Nutrition is the entire process by which organisms obtain energy and nutrients from food, for growth, maintenance and repair of damaged tissues.

Living organisms can be divided into two main groups based on their nutritional habits: autotrophs and heterotrophs.

1. Autotrophs are organisms which practise autotrophic nutrition. Autotrophs are able to manufacture their own food,  either by photosynthesis or by chemosynthesis.

  • Photosynthesis is the process through which green plants, called photoautotrophs, produce organic molecules from carbon dioxide and water using light as a source of energy.
  • Chemosynthesis is the process by which chemoautotrophs, which include certain types of bacteria, synthesise organic compounds without the help of light. These organisms obtain energy by oxidising inorganic substances such as hydrogen sulphide and ammonia.

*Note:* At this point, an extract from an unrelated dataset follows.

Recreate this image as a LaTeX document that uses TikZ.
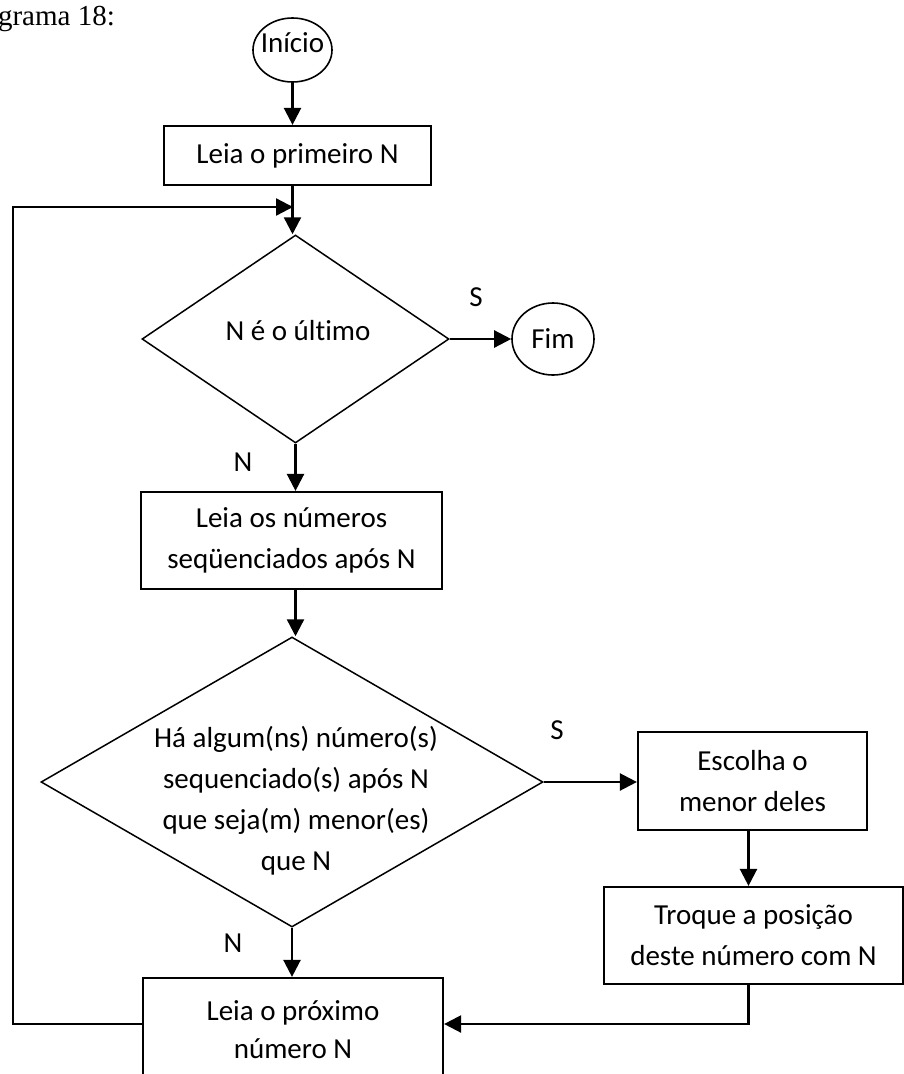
\documentclass[tikz,border=0pt]{standalone}
\usepackage{fontspec}
\setmainfont{Carlito}[Ligatures=NoCommon]
\newfontfamily\captionfont{Liberation Serif}
\usetikzlibrary{shapes.geometric,arrows.meta}

\tikzset{
  every node/.style={font=\fontsize{29}{41}\selectfont, align=center},
  proc/.style={draw, line width=2.2pt, rectangle, inner sep=0pt},
  term/.style={draw, line width=1.6pt, ellipse, inner sep=0pt},
  decision/.style={draw, line width=1.5pt, diamond, inner sep=0pt},
  lbl/.style={inner sep=0pt},
  flow/.style={line width=2.4pt, -{Triangle[length=17pt,width=17pt]}}
}

\begin{document}
\begin{tikzpicture}[x=1pt,y=-1pt]
  \useasboundingbox[fill=white] (0,0) rectangle (904,1074);

  % caption
  \node[lbl, anchor=base east, font=\captionfont\fontsize{29}{34}\selectfont] (cap) at (115,25) {grama 18:};

  % terminals
  \node[term, minimum width=79pt, minimum height=64pt] (inicio) at (292.5,50) {};
  \node[lbl] (inicioT) at (292.5,43) {Início};
  \node[term, minimum width=82pt, minimum height=72pt] (fim) at (553,339) {Fim};

  % process boxes
  \node[proc, minimum width=267pt, minimum height=59pt] (b1) at (297.5,155.5) {Leia o primeiro N};
  \node[proc, minimum width=301pt, minimum height=97pt] (b2) at (291.5,540.5) {Leia os números\\seqüenciados após N};
  \node[proc, minimum width=229pt, minimum height=98pt] (b3) at (752.5,781) {Escolha o\\menor deles};
  \node[proc, minimum width=299pt, minimum height=97pt] (b4) at (753.5,935.5) {Troque a posição\\deste número com N};
  \node[proc, minimum width=300pt, minimum height=104pt] (b5) at (293,1030) {Leia o próximo\\[-3pt]número N};

  % decisions
  \node[decision, minimum width=307pt, minimum height=208pt] (d1) at (295.5,339) {};
  \node[lbl] (d1T) at (298,331) {N é o último};
  \node[decision, minimum width=502pt, minimum height=290pt] (d2) at (292,782) {};
  \node[lbl] (d2T) at (296,801) {Há algum(ns) número(s)\\sequenciado(s) após N\\que seja(m) menor(es)\\que N};

  % branch labels
  \node[lbl] (s1) at (476,297) {S};
  \node[lbl] (n1) at (243,462) {N};
  \node[lbl] (s2) at (557,730) {S};
  \node[lbl] (n2) at (233,943) {N};

  % junction where the loop rejoins
  \coordinate (loopin) at (293,207);

  % connectors
  \draw[flow] (inicio.south) -- (inicio.south |- b1.north);
  \draw[flow] (inicio.south |- b1.south) -- (inicio.south |- d1.north);
  \draw[flow] (d1.east) -- (fim.west);
  \draw[flow] (d1.south) -- (d1.south |- b2.north);
  \draw[flow] (d1.south |- b2.south) -- (d1.south |- d2.north);
  \draw[flow] (d2.east) -- (d2.east -| b3.west);
  \draw[flow] (b3.south -| b4.north) ++(-5,0) coordinate (b3s) -- (b3s |- b4.north);
  \draw[flow] (d2.south) -- (d2.south |- b5.north);
  \draw[flow] ([xshift=-5pt]b4.south) |- ([yshift=6pt]b5.east);
  \draw[flow] ([yshift=6pt]b5.west) -- ++(-129,0) |- (loopin);
\end{tikzpicture}
\end{document}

2. Heterotrophs are organisms that cannot synthesise their own nutrients. Heterotrophs may practise holozoic nutrition, saprophytism or parasitism.

  • In holozoic nutrition, the organisms feed by ingestion solid organic matter which is subsequently digested and absorbed into their bodies.
  • Saprophytes  feed on dead and decaying organic matter. They include bacteria and fungi which digest the food externally before the nutrients are absorbed.
  • Parasite obtains nutrients by living on or in the body of another living organism, the host. The parasite absorbs readily digested food from its host.